*Request:*
Exactly and only the lines from the first entry through the line with "investment in pence]." should be copied, both ends included, with no pictures.

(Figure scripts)
—————

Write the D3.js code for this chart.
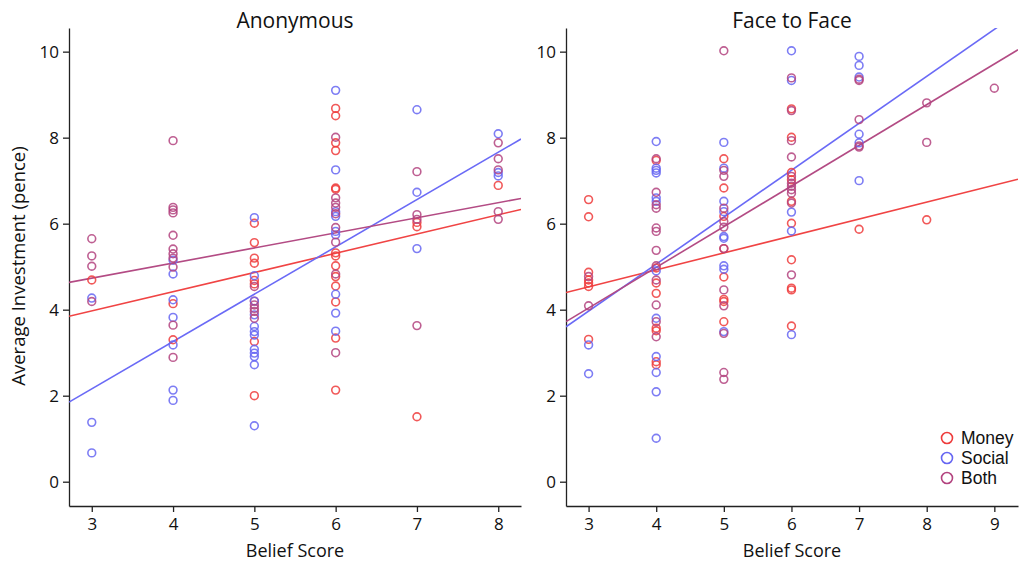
<!DOCTYPE html>
<html>
<head>
<meta charset="utf-8">
<script src="https://cdn.jsdelivr.net/npm/d3@7"></script>
<style>
  html, body { margin: 0; padding: 0; background: #fff; }
  svg text { font-family: "Open Sans", "Noto Sans", sans-serif; fill: #111; }
</style>
</head>
<body>
<svg id="chart" width="1025" height="565"></svg>
<script>
// Belief score vs. average investment, one panel per condition.
// Each series lists [belief score, average investment in pence].

const anonMoney = [
  [3,4.69],
  [4,4.14],[4,3.30],
  [5,6.01],[5,5.56],[5,5.20],[5,5.08],[5,4.68],[5,4.60],[5,4.20],[5,3.26],[5,2.00],
  [6,8.68],[6,8.51],[6,7.88],[6,7.70],[6,6.83],[6,6.80],[6,5.32],[6,5.25],[6,5.02],[6,4.77],[6,4.55],[6,4.18],[6,3.34],[6,2.13],
  [7,6.03],[7,5.93],[7,1.51],
  [8,6.89]
];
const anonSocial = [
  [3,4.27],[3,1.38],[3,0.67],
  [4,5.15],[4,4.83],[4,4.23],[4,3.82],[4,3.18],[4,2.13],[4,1.89],
  [5,6.14],[5,4.79],[5,4.20],[5,3.88],[5,3.61],[5,3.49],[5,3.41],[5,3.08],[5,2.99],[5,2.91],[5,2.72],[5,1.30],
  [6,9.10],[6,7.25],[6,6.28],[6,6.17],[6,5.82],[6,5.74],[6,4.36],[6,3.92],[6,3.50],
  [7,8.65],[7,6.73],[7,5.42],
  [8,8.09],[8,7.19],[8,7.11]
];
const anonBoth = [
  [3,5.65],[3,5.25],[3,5.01],[3,4.19],
  [4,7.93],[4,6.38],[4,6.32],[4,6.25],[4,5.73],[4,5.41],[4,5.30],[4,5.20],[4,4.99],[4,3.64],[4,2.89],
  [5,4.54],[5,4.11],[5,4.03],[5,3.96],[5,3.80],
  [6,8.01],[6,6.60],[6,6.48],[6,6.38],[6,6.23],[6,5.91],[6,5.57],[6,4.83],[6,3.00],
  [7,7.21],[7,6.21],[7,6.10],[7,3.63],
  [8,7.88],[8,7.51],[8,7.25],[8,6.28],[8,6.10]
];

const f2fMoney = [
  [3,6.56],[3,6.16],[3,4.87],[3,4.69],[3,4.62],[3,4.54],[3,3.31],
  [4,7.47],[4,4.97],[4,4.62],[4,4.38],[4,3.57],[4,3.51],[4,2.79],[4,2.72],
  [5,7.51],[5,6.83],[5,6.17],[5,5.42],[5,4.76],[5,4.24],[5,4.19],[5,3.72],
  [6,8.67],[6,8.01],[6,7.19],[6,7.02],[6,6.52],[6,6.01],[6,5.16],[6,4.50],[6,4.46],[6,3.62],
  [7,5.87],
  [8,6.09]
];
const f2fSocial = [
  [3,3.18],[3,2.51],
  [4,7.91],[4,7.29],[4,7.24],[4,7.18],[4,6.60],[4,6.52],[4,4.90],[4,3.80],[4,2.91],[4,2.54],[4,2.09],[4,1.01],
  [5,7.89],[5,7.29],[5,6.52],[5,6.28],[5,5.70],[5,5.66],[5,5.02],[5,4.94],[5,3.49],
  [6,10.02],[6,9.33],[6,6.27],[6,5.83],[6,3.42],
  [7,9.89],[7,9.68],[7,9.41],[7,8.08],[7,7.88],[7,7.00]
];
const f2fBoth = [
  [3,4.77],[3,4.09],
  [4,7.51],[4,6.73],[4,6.44],[4,6.36],[4,5.90],[4,5.82],[4,5.38],[4,5.02],[4,4.69],[4,4.11],[4,3.72],[4,3.37],
  [5,10.02],[5,7.24],[5,7.10],[5,6.36],[5,6.05],[5,5.92],[5,5.42],[5,4.46],[5,4.09],[5,3.45],[5,2.54],[5,2.38],
  [6,9.39],[6,8.63],[6,7.93],[6,7.55],[6,7.10],[6,6.94],[6,6.87],[6,6.79],[6,6.71],[6,6.48],[6,4.81],
  [7,9.36],[7,9.33],[7,8.42],[7,7.81],[7,7.78],
  [8,8.81],[8,7.89],
  [9,9.15]
];

// Fitted lines per series: [intercept, slope]
const anonFits = [[2.63, 0.447], [-1.14, 1.10], [3.68, 0.351]];
const f2fFits  = [[3.35, 0.394], [0.69, 1.092], [1.20, 0.946]];

const seriesNames = ["Money", "Social", "Both"];
const seriesColors = ["#ee3c3c", "#6666f2", "#b3437f"];
const lineColors = ["#f04444", "#6a6af6", "#b34b84"];

const anonTicksX = [3, 4, 5, 6, 7, 8];
const f2fTicksX = [3, 4, 5, 6, 7, 8, 9];
const ticksY = [0, 2, 4, 6, 8, 10];

const svg = d3.select("#chart");

const yScale = d3.scaleLinear().domain([-0.565, 10.55]).range([506, 28]);

function panel(opts) {
  const { title, x0, x1, domain, ticks, series, fits, id } = opts;
  const x = d3.scaleLinear().domain(domain).range([x0, x1]);
  const g = svg.append("g");

  g.append("clipPath").attr("id", id)
    .append("rect").attr("x", x0).attr("y", 28).attr("width", x1 - x0).attr("height", 478);

  // axes
  const xAxis = g.append("g").attr("transform", "translate(0,506)")
    .call(d3.axisBottom(x).tickValues(ticks).tickFormat(d3.format("d"))
      .tickSize(6).tickPadding(4).tickSizeOuter(0));
  const yAxis = g.append("g").attr("transform", `translate(${x0},0)`)
    .call(d3.axisLeft(yScale).tickValues(ticksY).tickFormat(d3.format("d"))
      .tickSize(6).tickPadding(4).tickSizeOuter(0));
  [xAxis, yAxis].forEach(a => {
    a.select(".domain").attr("stroke", "#222").attr("stroke-width", 1.3);
    a.selectAll(".tick line").attr("stroke", "#222").attr("stroke-width", 1.3);
    a.selectAll(".tick text").attr("font-size", 17)
      .style("font-family", '"Open Sans", sans-serif').attr("fill", "#111");
  });
  xAxis.selectAll(".tick text").attr("dy", "0.85em");

  // fitted lines
  const lg = g.append("g").attr("clip-path", `url(#${id})`);
  fits.forEach((f, i) => {
    const [a, b] = f;
    lg.append("line")
      .attr("x1", x(domain[0])).attr("y1", yScale(a + b * domain[0]))
      .attr("x2", x(domain[1])).attr("y2", yScale(a + b * domain[1]))
      .attr("stroke", lineColors[i]).attr("stroke-width", 1.6);
  });

  // points
  series.forEach((s, i) => {
    g.append("g").selectAll("circle").data(s).join("circle")
      .attr("cx", d => x(d[0])).attr("cy", d => yScale(d[1]))
      .attr("r", 3.9)
      .attr("fill", "none")
      .attr("stroke", seriesColors[i])
      .attr("stroke-opacity", 0.85)
      .attr("stroke-width", 1.6);
  });

  g.append("text").attr("x", (x0 + x1) / 2).attr("y", 28)
    .attr("text-anchor", "middle").attr("font-size", 21).text(title);
  g.append("text").attr("x", (x0 + x1) / 2).attr("y", 557)
    .attr("text-anchor", "middle").attr("font-size", 18).text("Belief Score");
  return x;
}

panel({ title: "Anonymous", x0: 69, x1: 521, domain: [2.72, 8.28], ticks: anonTicksX,
        series: [anonMoney, anonSocial, anonBoth], fits: anonFits, id: "clipA" });
panel({ title: "Face to Face", x0: 566, x1: 1018, domain: [2.666, 9.35], ticks: f2fTicksX,
        series: [f2fMoney, f2fSocial, f2fBoth], fits: f2fFits, id: "clipB" });

svg.append("text")
  .attr("transform", "translate(25,266) rotate(-90)")
  .attr("text-anchor", "middle").attr("font-size", 18.5)
  .text("Average Investment (pence)");

// legend
const legend = svg.append("g").attr("transform", "translate(947,438)");
seriesNames.forEach((name, i) => {
  const row = legend.append("g").attr("transform", `translate(0,${i * 20})`);
  row.append("circle").attr("r", 5.5).attr("fill", "none")
    .attr("stroke", seriesColors[i]).attr("stroke-width", 1.6);
  row.append("text").attr("x", 14).attr("y", 0).attr("dy", "0.36em")
    .style("font-family", '"Liberation Sans", Arial, sans-serif')
    .attr("font-size", 17.5).text(name);
});
</script>
</body>
</html>
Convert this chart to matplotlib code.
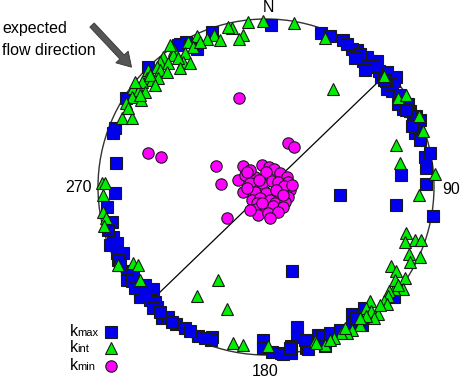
import matplotlib
matplotlib.use("Agg")
import matplotlib.pyplot as plt
from matplotlib.patches import Circle, FancyArrow

plt.rcParams['font.family'] = ['Liberation Sans', 'DejaVu Sans']

# Net coordinates: origin at centre of the primitive circle, radius = NET_R
NET_R = 168

kmax_x = [5, -54, -86, -80, -69, -88, -118, -140, -151, -153, -150, -151, -159, -154,
          -153, -156, -149, -149, -143, -148, -139, -133, -139, -134, -126, -126, -113,
          -116, -111, -109, -113, -104, -98, -90, -81, -68, -54, -55, -3, -3, 6, 15, 25,
          31, 31, 25, 40, 52, 42, 56, 64, 59, 86, 86, 96, 98, 128, 167, 130, 26, 74, 135,
          160, 160, 159, 164, 149, 152, 154, 147, 150, 144, 137, 142, 135, 132, 126, 121,
          128, 130, 125, 120, 115, 121, 113, 110, 102, 111, 105, 97, 101, 91, 86, 77, 55,
          17, 24,
          64, 81, 94, 107, 118, 134, 140, 146, 154, 99, 89,
          -158, -146, -131, -121, -106, -94, -76, -61, -121,
          39, 74, 90]
kmax_y = [162, 155, 143, 145, 138, 142, 120, 89, 59, 54, 24, -6, -20, -35,
          -50, -58, -56, -66, -66, -73, -84, -86, -93, -94, -103, -110, -102,
          -113, -115, -120, -121, -131, -130, -137, -141, -149, -150, -153, -153, -161, -165, -166, -166,
          -140, -150, -159, -161, -148, -162, -149, -146, -159, -127, -135, -138, -121, -110, -29, -18, -84, -8, 12,
          3, 19, 30, 34, 54, 61, 67, 67, 71, 76, 78, 83, 86, 83, 96, 98,
          106, 110, 103, 106, 110, 115, 116, 120, 121, 126, 126, 126, 130, 137, 138, 147, 154,
          -167, -161,
          151, 143, 133, 121, 107, 92, 77, 61, 47, 117, 129,
          -43, -78, -101, -108, -125, -135, -144, -151, -98,
          -153, -143, -131]

kint_x = [-3, 28, -18, -34, -38, -23, -27, -52, -59, -69, -78, -73, -92, -81, -83, -76,
          -93, -103, -106, -98, -109, -118, -106, -99, -119, -114, -108, -124, -129, -133,
          -127, -121, -134, -125, -140, -144, -134, -164, -161, -163, -163, -160, -162,
          -148, -133, -128, -126, -48, -69, -39, -33, -23, 2, 49, 67, 130, 134, 59, 118,
          132, 140, 153, 157, 169, 153, 140, 139, 149, 155, 143, 154, 125, 130, 139, 137,
          128, 123, 122, 118, 121, 104, 100, 105, 112, 108, 100, 94, 86, 81, 75, 68, 59, 50,
          -66, -88, -116, -126, -96, -46, -111, -138, -131, -86,
          129, 114, 94, 79, 144, 132, 64]
kint_y = [166, 164, 165, 159, 160, 152, 148, 152, 148, 151, 145, 140, 137, 134, 125, 124,
          132, 130, 125, 124, 120, 117, 117, 115, 109, 107, 109, 105, 100, 99,
          97, 95, 90, 87, 84, 69, 69, 4, 4, -8, -25, -31, -39,
          -78, -76, -78, -93, -93, -109, -122, -156, -158, -159, -154, 98, 42, 24, 149, 111,
          89, 92, 71, 56, 13, -8, -46, -55, -53, -53, -67, -70, -79, -84, -91, -102,
          -102, -104, -109, -114, -117, -114, -121, -124, -127, -131, -129, -138, -143, -146, -146, -151, -158, -156,
          145, 129, 112, 92, 142, 147, 102, 79, 105, 119,
          -93, -118, -131, -141, -75, -98, -153]

kmin_x = [-118, -105, -50, -45, -39, -27, 22, 28,
          -23, -4, 3, 8, -28, -21, -11, 0, 14, 21, -14, -4, 6, 12, 22, -16, -23, -11, 0,
          16, 24, -14, -6, 4, 14, 22, -9, 9, 19, -10, -1, 7, 17, -8, 2, 12, 4, -16, 18,
          26, -19, 10, -19, -7, 17, -4, -16]
kmin_y = [34, 30, 21, 3, -31, 89, 44, 40,
          21, 22, 20, 18, 7, 12, 10, 15, 14, 10, 2, 4, 6, 5, 5, 4, -5, -5, -6,
          -4, -3, -13, -11, -13, -11, -10, -16, -16, -15, -22, -21, -19, -20, -28, -26, -25, -31, 17, 1,
          2, -1, -3, 15, 7, -8, -16, -23]

# great-circle trace (vertical plane)
trace_x = [-109, 112]
trace_y = [-108, 105]

dir_labels = ["N", "90", "180", "270"]

fig = plt.figure(figsize=(4.62, 3.79), dpi=100)
ax = fig.add_axes([0, 0, 1, 1])
ax.set_xlim(-266, 196)
ax.set_ylim(-192, 187)
ax.axis('off')

ax.add_patch(Circle((0, 0), NET_R, fill=False, edgecolor='#333333', lw=1.0, zorder=1))
ax.plot(trace_x, trace_y, color='black', lw=0.9, zorder=2)

SQ, TR, CI = 8.2, 8.8, 8.2
mk = dict(linestyle='none', markeredgecolor='#1a1a1a', markeredgewidth=0.8)
ax.plot(kmax_x, kmax_y, marker='s', color='#0000ee', markersize=SQ, zorder=3, **mk)
ax.plot(kint_x, kint_y, marker='^', color='#00ee00', markersize=TR, zorder=4, **mk)
ax.plot(kmin_x, kmin_y, marker='o', color='#ff00ff', markersize=CI, zorder=5, **mk)

# direction labels
ax.text(2, 179, dir_labels[0], ha='center', va='center', fontsize=11.5)
ax.text(185, -2, dir_labels[1], ha='center', va='center', fontsize=11.5)
ax.text(-1, -185, dir_labels[2], ha='center', va='center', fontsize=11.5)
ax.text(-188, -1, dir_labels[3], ha='center', va='center', fontsize=11.5)

# annotation
ax.text(-264, 154, "expected", ha='left', va='baseline', fontsize=11.5)
ax.text(-264, 132, "flow direction", ha='left', va='baseline', fontsize=11.5)
ax.add_patch(FancyArrow(-174, 162, 30, -32, width=6, head_width=17, head_length=14,
                        length_includes_head=False, facecolor='#555555',
                        edgecolor='#333333', lw=0.6, zorder=3))

# legend
leg = [("max", 's', '#0000ee', SQ, -149),
       ("int", '^', '#00ee00', TR, -165),
       ("min", 'o', '#ff00ff', CI, -183)]
for sub, m, c, ms, yb in leg:
    ax.text(-196, yb, "k", ha='left', va='baseline', fontsize=11.5)
    ax.text(-189, yb, sub, ha='left', va='baseline', fontsize=8)
    ax.plot([-155], [yb + 4], marker=m, color=c, markersize=ms, **mk)

fig.savefig("out.png", dpi=100)
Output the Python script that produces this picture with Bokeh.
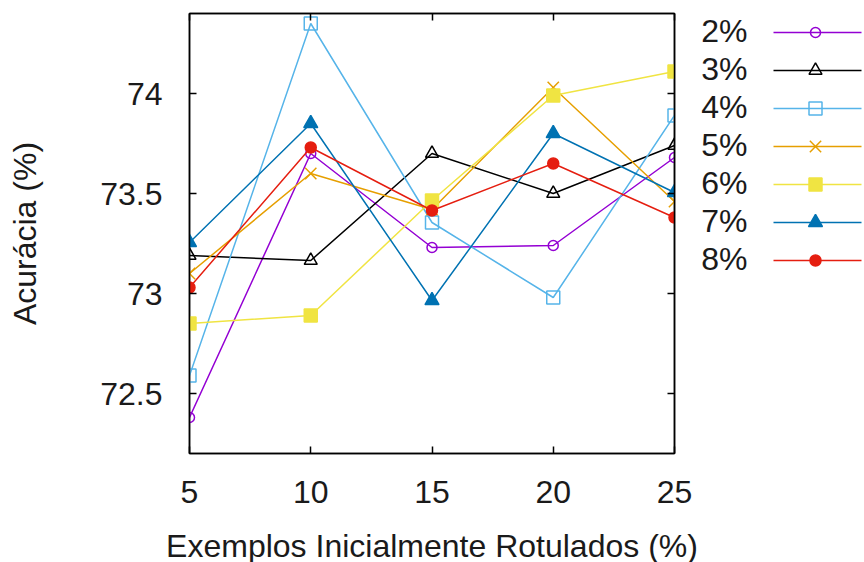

—————

*Solution for this task:*
Write the D3.js code for this chart.
<!DOCTYPE html>
<html>
<head>
<meta charset="utf-8">
<script src="https://cdn.jsdelivr.net/npm/d3@7"></script>
<style>
  html, body { margin: 0; padding: 0; background: #fff; }
  svg text { font-family: "Open Sans", "Noto Sans", sans-serif; fill: #111; }
</style>
</head>
<body>
<svg id="chart" width="1025" height="565"></svg>
<script>
// Belief score vs. average investment, one panel per condition.
// Each series lists [belief score, average investment in pence].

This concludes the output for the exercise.